WRITTEN EXERCISE ▸ What is needed is an exact copy of the lines from the line containing "Generate a web page that draws this with Chart.js." to the line containing "y20_2, y20_3, y22_6];", both lines included, and nothing else.

Collected data
= = =

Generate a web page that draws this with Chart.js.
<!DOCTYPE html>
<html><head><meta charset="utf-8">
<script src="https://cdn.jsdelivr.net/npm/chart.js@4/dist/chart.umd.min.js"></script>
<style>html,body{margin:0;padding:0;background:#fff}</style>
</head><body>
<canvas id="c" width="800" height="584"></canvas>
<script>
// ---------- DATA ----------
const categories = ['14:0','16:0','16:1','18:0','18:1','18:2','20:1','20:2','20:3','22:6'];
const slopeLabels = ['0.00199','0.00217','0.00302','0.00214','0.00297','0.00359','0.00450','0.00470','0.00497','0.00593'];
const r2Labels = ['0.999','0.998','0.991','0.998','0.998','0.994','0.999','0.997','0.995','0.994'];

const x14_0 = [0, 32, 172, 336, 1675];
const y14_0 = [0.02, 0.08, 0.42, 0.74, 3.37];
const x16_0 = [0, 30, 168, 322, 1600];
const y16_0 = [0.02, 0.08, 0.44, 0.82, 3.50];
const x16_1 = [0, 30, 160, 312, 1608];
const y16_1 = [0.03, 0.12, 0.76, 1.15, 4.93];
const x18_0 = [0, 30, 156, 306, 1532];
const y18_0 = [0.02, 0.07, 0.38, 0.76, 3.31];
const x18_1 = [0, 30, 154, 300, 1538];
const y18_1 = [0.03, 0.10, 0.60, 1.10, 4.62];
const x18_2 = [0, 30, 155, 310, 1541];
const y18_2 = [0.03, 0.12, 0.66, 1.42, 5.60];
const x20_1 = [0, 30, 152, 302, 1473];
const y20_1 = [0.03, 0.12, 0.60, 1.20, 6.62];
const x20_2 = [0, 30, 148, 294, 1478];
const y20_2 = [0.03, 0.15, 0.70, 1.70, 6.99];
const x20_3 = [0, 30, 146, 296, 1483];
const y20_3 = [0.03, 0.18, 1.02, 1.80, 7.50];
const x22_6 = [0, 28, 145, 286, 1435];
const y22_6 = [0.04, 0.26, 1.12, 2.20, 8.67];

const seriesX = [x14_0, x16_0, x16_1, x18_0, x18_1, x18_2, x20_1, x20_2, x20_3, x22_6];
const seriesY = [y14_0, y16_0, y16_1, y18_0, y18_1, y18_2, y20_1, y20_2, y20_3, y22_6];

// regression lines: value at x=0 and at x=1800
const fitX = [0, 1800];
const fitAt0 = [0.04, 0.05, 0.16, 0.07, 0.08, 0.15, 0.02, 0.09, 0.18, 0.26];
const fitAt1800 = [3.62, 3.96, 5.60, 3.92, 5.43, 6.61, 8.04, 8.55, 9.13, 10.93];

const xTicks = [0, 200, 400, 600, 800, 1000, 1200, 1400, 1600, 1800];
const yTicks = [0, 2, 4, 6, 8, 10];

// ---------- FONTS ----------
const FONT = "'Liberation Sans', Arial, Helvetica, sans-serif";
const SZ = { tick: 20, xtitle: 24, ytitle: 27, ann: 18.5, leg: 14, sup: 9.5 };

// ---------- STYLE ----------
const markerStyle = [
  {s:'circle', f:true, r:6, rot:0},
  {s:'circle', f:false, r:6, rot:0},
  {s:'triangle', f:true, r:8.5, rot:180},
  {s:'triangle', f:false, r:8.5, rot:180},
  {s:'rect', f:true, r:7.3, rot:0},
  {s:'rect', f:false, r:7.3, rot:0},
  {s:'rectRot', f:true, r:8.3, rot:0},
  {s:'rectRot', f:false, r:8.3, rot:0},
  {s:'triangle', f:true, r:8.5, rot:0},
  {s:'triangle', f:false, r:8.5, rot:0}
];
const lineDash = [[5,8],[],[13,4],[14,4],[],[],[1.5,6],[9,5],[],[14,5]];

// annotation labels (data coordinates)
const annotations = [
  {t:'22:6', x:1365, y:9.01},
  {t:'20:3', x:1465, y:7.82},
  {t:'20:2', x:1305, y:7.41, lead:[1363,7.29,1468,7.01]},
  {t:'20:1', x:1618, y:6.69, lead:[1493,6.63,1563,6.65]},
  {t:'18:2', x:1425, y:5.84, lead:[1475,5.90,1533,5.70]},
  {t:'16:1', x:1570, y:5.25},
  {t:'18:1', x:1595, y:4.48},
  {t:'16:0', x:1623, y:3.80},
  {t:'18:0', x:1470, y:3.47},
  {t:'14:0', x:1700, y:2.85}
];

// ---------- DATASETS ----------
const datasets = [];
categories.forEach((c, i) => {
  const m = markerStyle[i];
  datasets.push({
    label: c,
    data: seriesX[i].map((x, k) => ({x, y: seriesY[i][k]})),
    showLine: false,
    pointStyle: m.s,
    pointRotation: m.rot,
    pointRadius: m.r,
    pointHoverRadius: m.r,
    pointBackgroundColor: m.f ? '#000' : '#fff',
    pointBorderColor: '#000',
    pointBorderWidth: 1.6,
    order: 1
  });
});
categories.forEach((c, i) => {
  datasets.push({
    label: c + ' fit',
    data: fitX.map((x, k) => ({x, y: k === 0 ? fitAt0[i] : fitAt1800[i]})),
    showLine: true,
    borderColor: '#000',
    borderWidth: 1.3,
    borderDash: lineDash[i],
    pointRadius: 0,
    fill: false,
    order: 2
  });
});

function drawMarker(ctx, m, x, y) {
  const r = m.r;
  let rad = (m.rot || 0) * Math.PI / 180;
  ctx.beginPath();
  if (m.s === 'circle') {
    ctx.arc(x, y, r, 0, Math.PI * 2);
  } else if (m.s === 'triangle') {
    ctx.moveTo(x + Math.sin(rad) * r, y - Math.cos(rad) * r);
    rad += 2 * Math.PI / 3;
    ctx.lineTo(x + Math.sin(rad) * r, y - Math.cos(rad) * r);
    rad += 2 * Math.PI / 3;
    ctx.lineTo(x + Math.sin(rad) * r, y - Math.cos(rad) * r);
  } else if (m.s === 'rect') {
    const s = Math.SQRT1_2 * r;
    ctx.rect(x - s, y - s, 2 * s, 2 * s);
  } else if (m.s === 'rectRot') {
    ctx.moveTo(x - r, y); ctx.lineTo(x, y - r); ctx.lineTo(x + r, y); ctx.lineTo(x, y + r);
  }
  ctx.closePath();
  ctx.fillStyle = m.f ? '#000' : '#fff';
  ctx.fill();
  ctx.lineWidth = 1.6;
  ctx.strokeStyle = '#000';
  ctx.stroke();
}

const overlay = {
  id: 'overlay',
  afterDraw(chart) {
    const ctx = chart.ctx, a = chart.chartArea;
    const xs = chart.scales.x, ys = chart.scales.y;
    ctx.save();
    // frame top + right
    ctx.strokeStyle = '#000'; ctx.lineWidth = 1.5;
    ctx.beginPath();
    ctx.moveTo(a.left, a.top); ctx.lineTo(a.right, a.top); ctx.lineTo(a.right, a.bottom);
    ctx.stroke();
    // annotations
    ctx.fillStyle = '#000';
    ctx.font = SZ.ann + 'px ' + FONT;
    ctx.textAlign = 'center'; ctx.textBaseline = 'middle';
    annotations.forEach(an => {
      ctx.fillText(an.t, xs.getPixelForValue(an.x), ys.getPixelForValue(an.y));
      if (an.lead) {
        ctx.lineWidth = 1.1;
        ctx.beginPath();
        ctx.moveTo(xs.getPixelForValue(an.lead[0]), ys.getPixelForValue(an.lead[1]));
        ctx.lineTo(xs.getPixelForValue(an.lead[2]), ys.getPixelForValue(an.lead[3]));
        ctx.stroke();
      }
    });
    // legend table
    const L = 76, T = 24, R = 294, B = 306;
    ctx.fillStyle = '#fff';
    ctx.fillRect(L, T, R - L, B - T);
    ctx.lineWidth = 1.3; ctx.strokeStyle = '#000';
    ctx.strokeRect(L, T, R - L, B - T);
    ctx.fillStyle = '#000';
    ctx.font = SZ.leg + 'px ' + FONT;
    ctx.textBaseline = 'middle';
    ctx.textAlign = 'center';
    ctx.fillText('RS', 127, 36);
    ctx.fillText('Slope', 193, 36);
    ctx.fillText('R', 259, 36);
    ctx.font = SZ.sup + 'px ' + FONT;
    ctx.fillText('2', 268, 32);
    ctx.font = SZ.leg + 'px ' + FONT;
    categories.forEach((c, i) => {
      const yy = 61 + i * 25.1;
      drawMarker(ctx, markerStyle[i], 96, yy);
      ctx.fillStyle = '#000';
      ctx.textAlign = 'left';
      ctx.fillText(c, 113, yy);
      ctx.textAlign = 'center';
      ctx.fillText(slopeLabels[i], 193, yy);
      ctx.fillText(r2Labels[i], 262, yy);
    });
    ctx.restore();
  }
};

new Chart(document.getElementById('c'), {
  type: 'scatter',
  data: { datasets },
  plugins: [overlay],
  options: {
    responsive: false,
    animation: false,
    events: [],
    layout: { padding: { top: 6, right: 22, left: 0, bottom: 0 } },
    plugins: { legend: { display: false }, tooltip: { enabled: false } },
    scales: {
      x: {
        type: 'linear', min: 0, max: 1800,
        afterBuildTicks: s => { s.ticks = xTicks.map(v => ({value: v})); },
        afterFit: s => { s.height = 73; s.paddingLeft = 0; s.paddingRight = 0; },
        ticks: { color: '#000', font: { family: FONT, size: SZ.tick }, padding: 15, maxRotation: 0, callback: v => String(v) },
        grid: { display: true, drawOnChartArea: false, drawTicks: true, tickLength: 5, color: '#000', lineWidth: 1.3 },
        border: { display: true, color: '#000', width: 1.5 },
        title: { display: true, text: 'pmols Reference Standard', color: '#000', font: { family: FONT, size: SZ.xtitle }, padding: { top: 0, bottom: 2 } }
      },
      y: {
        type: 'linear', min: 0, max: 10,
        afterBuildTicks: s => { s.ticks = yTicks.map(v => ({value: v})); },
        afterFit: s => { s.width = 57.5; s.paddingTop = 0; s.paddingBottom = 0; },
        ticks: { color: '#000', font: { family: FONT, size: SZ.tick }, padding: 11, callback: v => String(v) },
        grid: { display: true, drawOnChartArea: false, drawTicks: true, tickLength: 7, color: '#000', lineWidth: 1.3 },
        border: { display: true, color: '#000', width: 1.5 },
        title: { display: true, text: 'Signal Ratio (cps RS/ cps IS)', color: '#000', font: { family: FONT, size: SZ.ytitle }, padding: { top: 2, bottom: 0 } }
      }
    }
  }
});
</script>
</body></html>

= = =

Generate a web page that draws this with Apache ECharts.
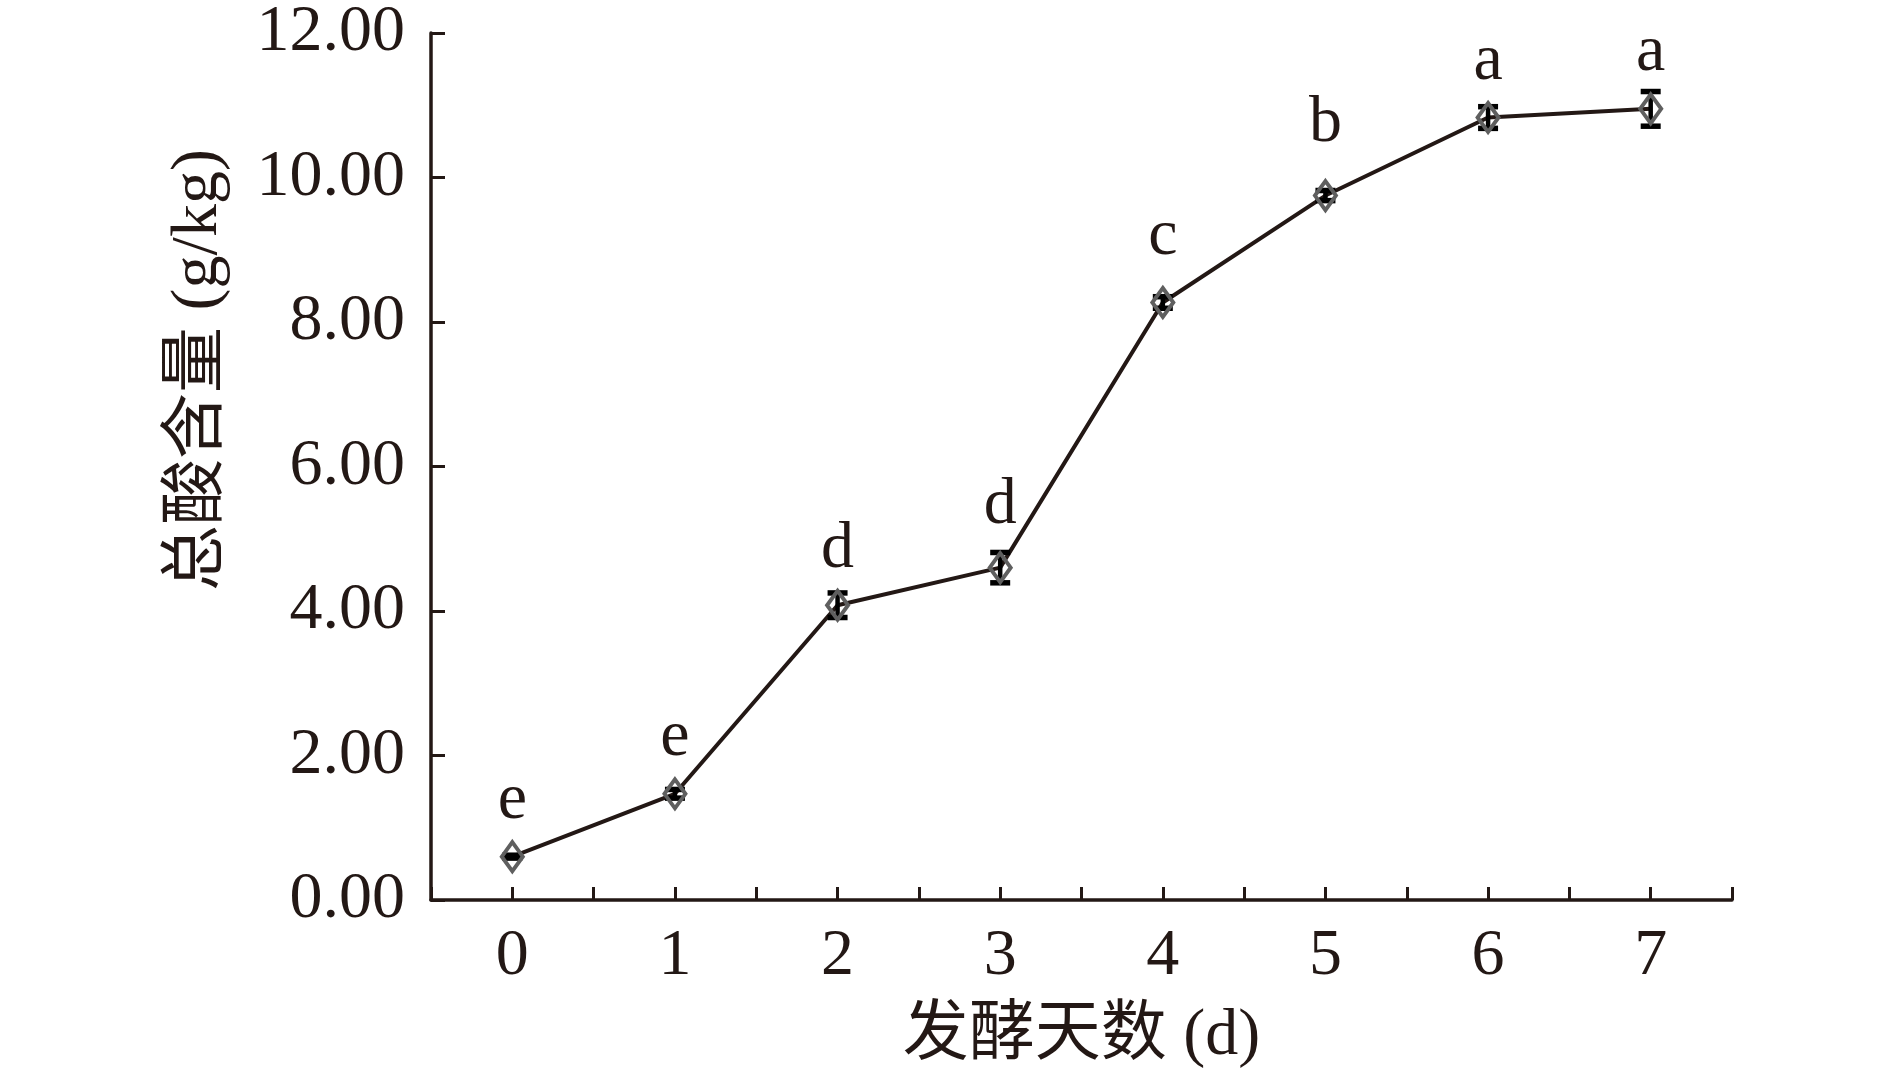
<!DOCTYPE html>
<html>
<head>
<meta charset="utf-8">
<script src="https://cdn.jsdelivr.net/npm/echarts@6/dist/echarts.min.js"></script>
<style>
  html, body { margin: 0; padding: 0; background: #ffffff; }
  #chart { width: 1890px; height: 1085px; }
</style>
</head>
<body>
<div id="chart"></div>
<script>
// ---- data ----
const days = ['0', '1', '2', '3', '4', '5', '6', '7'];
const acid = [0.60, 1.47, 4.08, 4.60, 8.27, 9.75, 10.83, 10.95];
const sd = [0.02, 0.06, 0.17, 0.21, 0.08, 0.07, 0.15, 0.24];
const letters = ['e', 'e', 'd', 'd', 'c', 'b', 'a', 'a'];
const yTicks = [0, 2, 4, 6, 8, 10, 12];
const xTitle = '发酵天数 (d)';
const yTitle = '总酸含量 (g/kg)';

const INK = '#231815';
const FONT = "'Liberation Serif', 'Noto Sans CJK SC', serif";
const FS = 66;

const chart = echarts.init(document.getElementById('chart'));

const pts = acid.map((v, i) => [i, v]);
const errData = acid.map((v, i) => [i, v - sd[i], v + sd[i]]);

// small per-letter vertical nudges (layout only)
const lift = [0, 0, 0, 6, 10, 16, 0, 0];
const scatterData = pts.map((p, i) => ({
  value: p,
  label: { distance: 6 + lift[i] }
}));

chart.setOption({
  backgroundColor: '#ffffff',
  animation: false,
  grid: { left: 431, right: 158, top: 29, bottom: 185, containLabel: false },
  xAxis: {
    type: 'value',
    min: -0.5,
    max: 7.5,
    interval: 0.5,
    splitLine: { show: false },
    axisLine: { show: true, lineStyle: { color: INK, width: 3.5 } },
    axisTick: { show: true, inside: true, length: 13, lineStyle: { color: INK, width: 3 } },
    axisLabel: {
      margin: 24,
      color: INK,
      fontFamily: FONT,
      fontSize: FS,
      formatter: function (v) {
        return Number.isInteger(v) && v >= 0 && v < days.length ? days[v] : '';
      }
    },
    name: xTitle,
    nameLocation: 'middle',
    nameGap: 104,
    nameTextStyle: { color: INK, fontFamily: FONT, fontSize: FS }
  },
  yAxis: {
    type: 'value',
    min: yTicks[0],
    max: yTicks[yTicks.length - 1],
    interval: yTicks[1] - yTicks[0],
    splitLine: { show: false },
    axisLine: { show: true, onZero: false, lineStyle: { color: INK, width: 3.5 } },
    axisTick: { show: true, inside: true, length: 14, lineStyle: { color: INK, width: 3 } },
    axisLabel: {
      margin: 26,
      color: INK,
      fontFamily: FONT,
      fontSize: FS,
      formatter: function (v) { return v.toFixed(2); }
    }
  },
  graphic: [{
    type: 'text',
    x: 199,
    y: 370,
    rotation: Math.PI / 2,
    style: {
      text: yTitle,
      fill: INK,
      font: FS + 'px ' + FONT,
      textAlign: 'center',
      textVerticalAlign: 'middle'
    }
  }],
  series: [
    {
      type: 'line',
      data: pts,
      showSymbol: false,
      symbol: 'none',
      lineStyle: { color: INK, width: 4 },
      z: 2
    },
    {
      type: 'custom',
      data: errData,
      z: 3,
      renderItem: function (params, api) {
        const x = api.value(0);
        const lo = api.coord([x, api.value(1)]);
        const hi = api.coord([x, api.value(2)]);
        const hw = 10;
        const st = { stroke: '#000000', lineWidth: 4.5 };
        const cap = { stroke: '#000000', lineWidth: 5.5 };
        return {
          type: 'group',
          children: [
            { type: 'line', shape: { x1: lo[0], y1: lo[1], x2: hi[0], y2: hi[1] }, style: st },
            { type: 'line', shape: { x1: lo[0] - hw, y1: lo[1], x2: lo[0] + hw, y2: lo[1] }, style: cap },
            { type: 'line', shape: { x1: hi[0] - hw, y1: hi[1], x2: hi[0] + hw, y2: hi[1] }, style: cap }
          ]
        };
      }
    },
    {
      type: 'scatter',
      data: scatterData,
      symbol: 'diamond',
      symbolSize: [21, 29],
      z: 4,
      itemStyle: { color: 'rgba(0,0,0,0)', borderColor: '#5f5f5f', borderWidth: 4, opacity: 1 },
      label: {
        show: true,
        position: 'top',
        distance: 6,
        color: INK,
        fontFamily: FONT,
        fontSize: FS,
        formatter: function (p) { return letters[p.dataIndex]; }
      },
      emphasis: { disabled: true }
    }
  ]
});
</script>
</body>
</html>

= = =

ANSWER IN FULL ▸
Generate a web page that draws this with Chart.js.
<!DOCTYPE html>
<html><head><meta charset="utf-8">
<script src="https://cdn.jsdelivr.net/npm/chart.js@4/dist/chart.umd.min.js"></script>
<style>html,body{margin:0;padding:0;background:#fff}</style>
</head><body>
<canvas id="c" width="800" height="584"></canvas>
<script>
// ---------- DATA ----------
const categories = ['14:0','16:0','16:1','18:0','18:1','18:2','20:1','20:2','20:3','22:6'];
const slopeLabels = ['0.00199','0.00217','0.00302','0.00214','0.00297','0.00359','0.00450','0.00470','0.00497','0.00593'];
const r2Labels = ['0.999','0.998','0.991','0.998','0.998','0.994','0.999','0.997','0.995','0.994'];

const x14_0 = [0, 32, 172, 336, 1675];
const y14_0 = [0.02, 0.08, 0.42, 0.74, 3.37];
const x16_0 = [0, 30, 168, 322, 1600];
const y16_0 = [0.02, 0.08, 0.44, 0.82, 3.50];
const x16_1 = [0, 30, 160, 312, 1608];
const y16_1 = [0.03, 0.12, 0.76, 1.15, 4.93];
const x18_0 = [0, 30, 156, 306, 1532];
const y18_0 = [0.02, 0.07, 0.38, 0.76, 3.31];
const x18_1 = [0, 30, 154, 300, 1538];
const y18_1 = [0.03, 0.10, 0.60, 1.10, 4.62];
const x18_2 = [0, 30, 155, 310, 1541];
const y18_2 = [0.03, 0.12, 0.66, 1.42, 5.60];
const x20_1 = [0, 30, 152, 302, 1473];
const y20_1 = [0.03, 0.12, 0.60, 1.20, 6.62];
const x20_2 = [0, 30, 148, 294, 1478];
const y20_2 = [0.03, 0.15, 0.70, 1.70, 6.99];
const x20_3 = [0, 30, 146, 296, 1483];
const y20_3 = [0.03, 0.18, 1.02, 1.80, 7.50];
const x22_6 = [0, 28, 145, 286, 1435];
const y22_6 = [0.04, 0.26, 1.12, 2.20, 8.67];

const seriesX = [x14_0, x16_0, x16_1, x18_0, x18_1, x18_2, x20_1, x20_2, x20_3, x22_6];
const seriesY = [y14_0, y16_0, y16_1, y18_0, y18_1, y18_2, y20_1, y20_2, y20_3, y22_6];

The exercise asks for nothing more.